Do I write about despair for America, or do I write about what I made for dinner? Do I write about my children who are thriving, or do I write about the children in Syria who are dying? Where does my everyday life intersect with the chaos and the cruelty being perpetrated in the name of our nation? Where does privacy end and the chasm of the future begin?

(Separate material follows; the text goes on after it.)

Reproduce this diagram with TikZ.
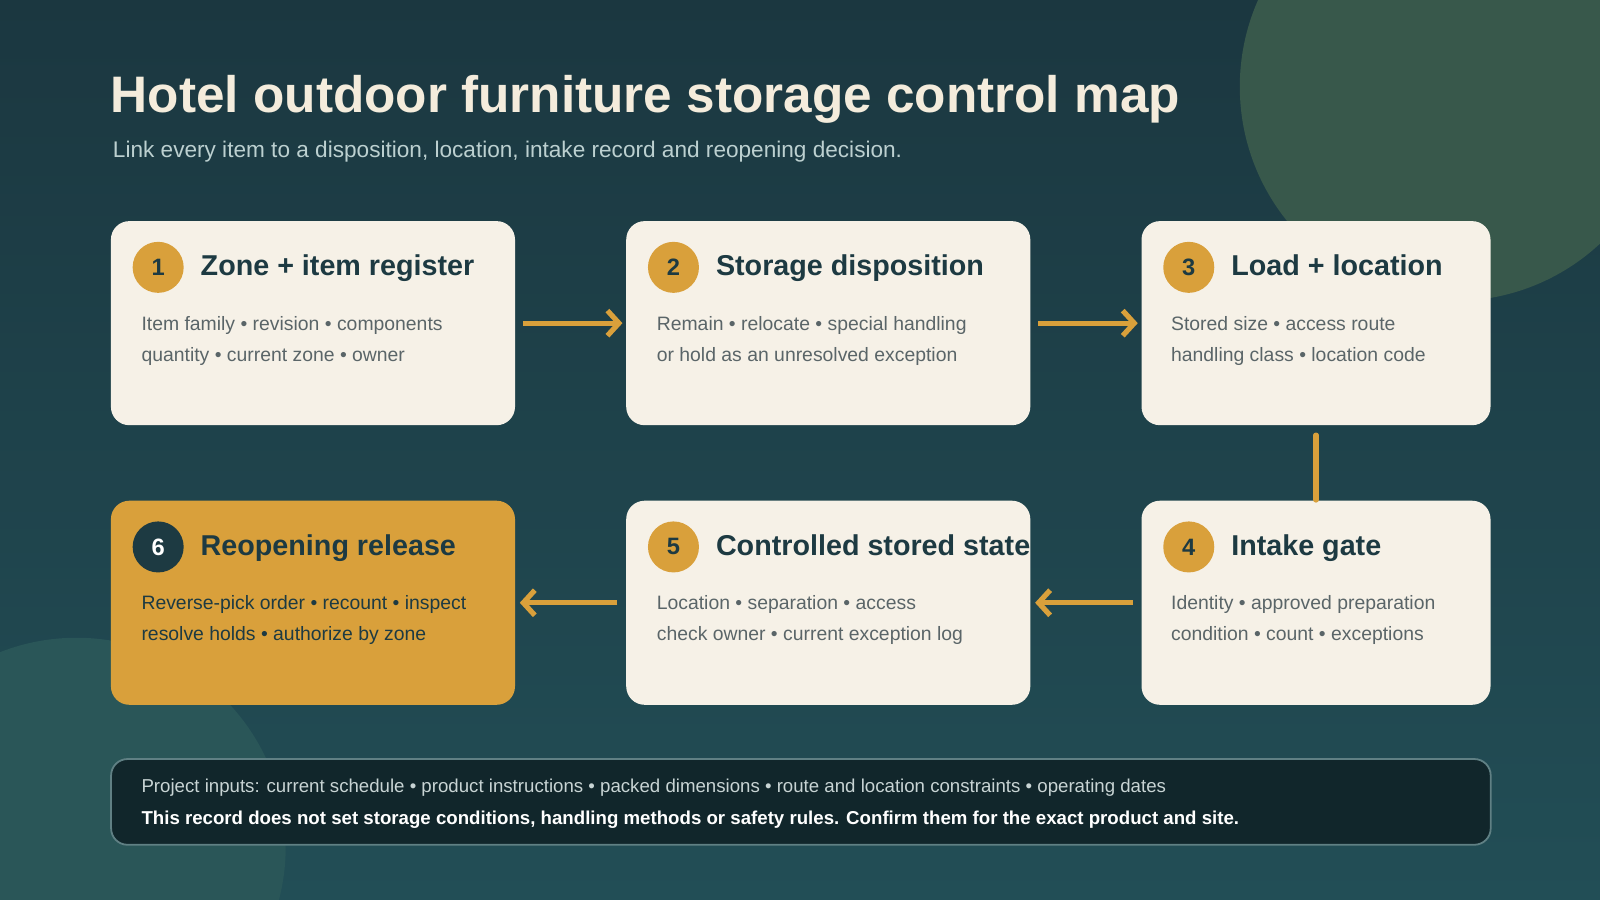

I have no answers to any of these questions. But I do know that I agree, word for word, with Philip Roth's excoriation:
I found much that was alarming about being a citizen during the tenures of Richard Nixon and George W. Bush. But, whatever I may have seen as their limitations of character or intellect, neither was anything like as humanly impoverished as Trump is: ignorant of government, of history, of science, of philosophy, of art, incapable of expressing or recognizing subtlety or nuance, destitute of all decency, and wielding a vocabulary of seventy-seven words that is better called Jerkish than English. (The New Yorker,  January 30, 2017)
We are living in a terrible time.

3 comments:

Ruth said...

Writing about what you had for dinner and your pride in your children are the very things that do unite us.
The despair is everywhere!!!

David X. Novak said...

Do not despair; act.

Dawn Potter said...

There's despair, and there's writing about despair, and the experiences are not always simultaneous. Personally, at this moment, I don't feel inner despair, but I do feel it all around me. And it may need to be chronicled.